» **Objective**
Your task is to transcribe the data in full.

------------

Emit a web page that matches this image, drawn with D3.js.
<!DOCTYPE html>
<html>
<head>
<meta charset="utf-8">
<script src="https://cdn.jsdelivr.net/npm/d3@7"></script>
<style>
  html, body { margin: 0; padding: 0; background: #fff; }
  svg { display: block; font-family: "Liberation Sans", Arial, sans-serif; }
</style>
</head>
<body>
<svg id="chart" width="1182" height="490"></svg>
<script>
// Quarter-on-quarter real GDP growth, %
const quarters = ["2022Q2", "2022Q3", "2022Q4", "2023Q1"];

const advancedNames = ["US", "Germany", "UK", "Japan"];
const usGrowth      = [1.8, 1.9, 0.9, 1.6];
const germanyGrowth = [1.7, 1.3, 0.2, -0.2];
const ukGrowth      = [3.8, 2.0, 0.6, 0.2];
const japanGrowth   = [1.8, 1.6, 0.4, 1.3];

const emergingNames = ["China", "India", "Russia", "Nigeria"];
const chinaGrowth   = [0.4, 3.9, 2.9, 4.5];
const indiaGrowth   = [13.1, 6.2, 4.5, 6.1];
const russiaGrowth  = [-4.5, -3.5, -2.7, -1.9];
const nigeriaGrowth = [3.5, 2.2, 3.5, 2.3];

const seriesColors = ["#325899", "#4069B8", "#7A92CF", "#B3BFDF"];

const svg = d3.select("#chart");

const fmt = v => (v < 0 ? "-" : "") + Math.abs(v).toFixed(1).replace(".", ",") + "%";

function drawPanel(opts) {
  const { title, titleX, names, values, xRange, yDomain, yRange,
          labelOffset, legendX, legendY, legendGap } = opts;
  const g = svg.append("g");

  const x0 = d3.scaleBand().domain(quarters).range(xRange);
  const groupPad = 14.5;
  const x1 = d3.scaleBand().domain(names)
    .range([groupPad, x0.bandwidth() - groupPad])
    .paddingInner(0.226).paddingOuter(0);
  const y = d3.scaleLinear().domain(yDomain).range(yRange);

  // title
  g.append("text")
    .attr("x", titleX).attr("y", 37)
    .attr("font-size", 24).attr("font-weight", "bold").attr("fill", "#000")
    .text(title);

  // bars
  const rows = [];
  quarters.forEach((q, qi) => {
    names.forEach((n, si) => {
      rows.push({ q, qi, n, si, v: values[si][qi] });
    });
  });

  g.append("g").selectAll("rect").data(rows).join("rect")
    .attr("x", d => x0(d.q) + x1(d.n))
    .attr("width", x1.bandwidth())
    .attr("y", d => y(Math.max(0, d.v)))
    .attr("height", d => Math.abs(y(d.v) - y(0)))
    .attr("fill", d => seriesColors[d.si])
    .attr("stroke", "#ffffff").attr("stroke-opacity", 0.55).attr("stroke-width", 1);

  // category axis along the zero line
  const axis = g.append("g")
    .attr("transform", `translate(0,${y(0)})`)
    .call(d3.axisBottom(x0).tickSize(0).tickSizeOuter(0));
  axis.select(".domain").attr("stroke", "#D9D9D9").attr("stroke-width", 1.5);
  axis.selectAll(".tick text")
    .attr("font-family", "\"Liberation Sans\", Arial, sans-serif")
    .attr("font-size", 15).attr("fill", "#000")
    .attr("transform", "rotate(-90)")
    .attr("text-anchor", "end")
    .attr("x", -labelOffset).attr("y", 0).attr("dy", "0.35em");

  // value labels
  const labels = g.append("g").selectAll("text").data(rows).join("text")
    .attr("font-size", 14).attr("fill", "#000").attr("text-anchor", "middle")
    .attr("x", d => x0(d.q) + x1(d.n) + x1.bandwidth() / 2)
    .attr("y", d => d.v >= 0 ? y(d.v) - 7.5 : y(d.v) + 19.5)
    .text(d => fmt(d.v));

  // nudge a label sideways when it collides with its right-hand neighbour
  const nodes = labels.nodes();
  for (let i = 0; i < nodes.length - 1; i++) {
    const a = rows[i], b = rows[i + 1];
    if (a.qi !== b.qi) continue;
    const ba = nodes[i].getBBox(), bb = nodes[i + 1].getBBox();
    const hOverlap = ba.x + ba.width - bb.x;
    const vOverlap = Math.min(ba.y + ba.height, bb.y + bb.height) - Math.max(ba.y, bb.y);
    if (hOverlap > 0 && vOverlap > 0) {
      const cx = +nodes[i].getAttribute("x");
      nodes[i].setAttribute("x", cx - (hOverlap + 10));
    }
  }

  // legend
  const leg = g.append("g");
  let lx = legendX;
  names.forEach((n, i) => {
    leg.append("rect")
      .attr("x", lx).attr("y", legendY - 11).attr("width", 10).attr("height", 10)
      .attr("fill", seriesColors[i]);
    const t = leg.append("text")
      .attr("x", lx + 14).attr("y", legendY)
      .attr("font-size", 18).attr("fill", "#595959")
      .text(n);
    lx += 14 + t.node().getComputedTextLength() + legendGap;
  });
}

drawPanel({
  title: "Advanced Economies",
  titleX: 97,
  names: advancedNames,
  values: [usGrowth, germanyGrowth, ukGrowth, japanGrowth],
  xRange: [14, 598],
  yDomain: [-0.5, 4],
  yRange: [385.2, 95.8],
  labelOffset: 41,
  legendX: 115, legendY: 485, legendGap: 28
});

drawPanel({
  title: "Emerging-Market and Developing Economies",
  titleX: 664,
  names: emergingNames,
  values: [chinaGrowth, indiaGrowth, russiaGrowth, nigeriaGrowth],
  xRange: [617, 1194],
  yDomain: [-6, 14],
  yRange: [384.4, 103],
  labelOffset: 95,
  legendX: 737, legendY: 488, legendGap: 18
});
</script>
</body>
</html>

------------

» **Complete output**
Emit a web page that matches this image, drawn with D3.js.
<!DOCTYPE html>
<html>
<head>
<meta charset="utf-8">
<script src="https://cdn.jsdelivr.net/npm/d3@7"></script>
<style>
  html, body { margin: 0; padding: 0; background: #fff; }
  svg { display: block; font-family: "Liberation Sans", Arial, sans-serif; }
</style>
</head>
<body>
<svg id="chart" width="1182" height="490"></svg>
<script>
// Quarter-on-quarter real GDP growth, %
const quarters = ["2022Q2", "2022Q3", "2022Q4", "2023Q1"];

const advancedNames = ["US", "Germany", "UK", "Japan"];
const usGrowth      = [1.8, 1.9, 0.9, 1.6];
const germanyGrowth = [1.7, 1.3, 0.2, -0.2];
const ukGrowth      = [3.8, 2.0, 0.6, 0.2];
const japanGrowth   = [1.8, 1.6, 0.4, 1.3];

const emergingNames = ["China", "India", "Russia", "Nigeria"];
const chinaGrowth   = [0.4, 3.9, 2.9, 4.5];
const indiaGrowth   = [13.1, 6.2, 4.5, 6.1];
const russiaGrowth  = [-4.5, -3.5, -2.7, -1.9];
const nigeriaGrowth = [3.5, 2.2, 3.5, 2.3];

const seriesColors = ["#325899", "#4069B8", "#7A92CF", "#B3BFDF"];

const svg = d3.select("#chart");

const fmt = v => (v < 0 ? "-" : "") + Math.abs(v).toFixed(1).replace(".", ",") + "%";

function drawPanel(opts) {
  const { title, titleX, names, values, xRange, yDomain, yRange,
          labelOffset, legendX, legendY, legendGap } = opts;
  const g = svg.append("g");

  const x0 = d3.scaleBand().domain(quarters).range(xRange);
  const groupPad = 14.5;
  const x1 = d3.scaleBand().domain(names)
    .range([groupPad, x0.bandwidth() - groupPad])
    .paddingInner(0.226).paddingOuter(0);
  const y = d3.scaleLinear().domain(yDomain).range(yRange);

  // title
  g.append("text")
    .attr("x", titleX).attr("y", 37)
    .attr("font-size", 24).attr("font-weight", "bold").attr("fill", "#000")
    .text(title);

  // bars
  const rows = [];
  quarters.forEach((q, qi) => {
    names.forEach((n, si) => {
      rows.push({ q, qi, n, si, v: values[si][qi] });
    });
  });

  g.append("g").selectAll("rect").data(rows).join("rect")
    .attr("x", d => x0(d.q) + x1(d.n))
    .attr("width", x1.bandwidth())
    .attr("y", d => y(Math.max(0, d.v)))
    .attr("height", d => Math.abs(y(d.v) - y(0)))
    .attr("fill", d => seriesColors[d.si])
    .attr("stroke", "#ffffff").attr("stroke-opacity", 0.55).attr("stroke-width", 1);

  // category axis along the zero line
  const axis = g.append("g")
    .attr("transform", `translate(0,${y(0)})`)
    .call(d3.axisBottom(x0).tickSize(0).tickSizeOuter(0));
  axis.select(".domain").attr("stroke", "#D9D9D9").attr("stroke-width", 1.5);
  axis.selectAll(".tick text")
    .attr("font-family", "\"Liberation Sans\", Arial, sans-serif")
    .attr("font-size", 15).attr("fill", "#000")
    .attr("transform", "rotate(-90)")
    .attr("text-anchor", "end")
    .attr("x", -labelOffset).attr("y", 0).attr("dy", "0.35em");

  // value labels
  const labels = g.append("g").selectAll("text").data(rows).join("text")
    .attr("font-size", 14).attr("fill", "#000").attr("text-anchor", "middle")
    .attr("x", d => x0(d.q) + x1(d.n) + x1.bandwidth() / 2)
    .attr("y", d => d.v >= 0 ? y(d.v) - 7.5 : y(d.v) + 19.5)
    .text(d => fmt(d.v));

  // nudge a label sideways when it collides with its right-hand neighbour
  const nodes = labels.nodes();
  for (let i = 0; i < nodes.length - 1; i++) {
    const a = rows[i], b = rows[i + 1];
    if (a.qi !== b.qi) continue;
    const ba = nodes[i].getBBox(), bb = nodes[i + 1].getBBox();
    const hOverlap = ba.x + ba.width - bb.x;
    const vOverlap = Math.min(ba.y + ba.height, bb.y + bb.height) - Math.max(ba.y, bb.y);
    if (hOverlap > 0 && vOverlap > 0) {
      const cx = +nodes[i].getAttribute("x");
      nodes[i].setAttribute("x", cx - (hOverlap + 10));
    }
  }

  // legend
  const leg = g.append("g");
  let lx = legendX;
  names.forEach((n, i) => {
    leg.append("rect")
      .attr("x", lx).attr("y", legendY - 11).attr("width", 10).attr("height", 10)
      .attr("fill", seriesColors[i]);
    const t = leg.append("text")
      .attr("x", lx + 14).attr("y", legendY)
      .attr("font-size", 18).attr("fill", "#595959")
      .text(n);
    lx += 14 + t.node().getComputedTextLength() + legendGap;
  });
}

drawPanel({
  title: "Advanced Economies",
  titleX: 97,
  names: advancedNames,
  values: [usGrowth, germanyGrowth, ukGrowth, japanGrowth],
  xRange: [14, 598],
  yDomain: [-0.5, 4],
  yRange: [385.2, 95.8],
  labelOffset: 41,
  legendX: 115, legendY: 485, legendGap: 28
});

drawPanel({
  title: "Emerging-Market and Developing Economies",
  titleX: 664,
  names: emergingNames,
  values: [chinaGrowth, indiaGrowth, russiaGrowth, nigeriaGrowth],
  xRange: [617, 1194],
  yDomain: [-6, 14],
  yRange: [384.4, 103],
  labelOffset: 95,
  legendX: 737, legendY: 488, legendGap: 18
});
</script>
</body>
</html>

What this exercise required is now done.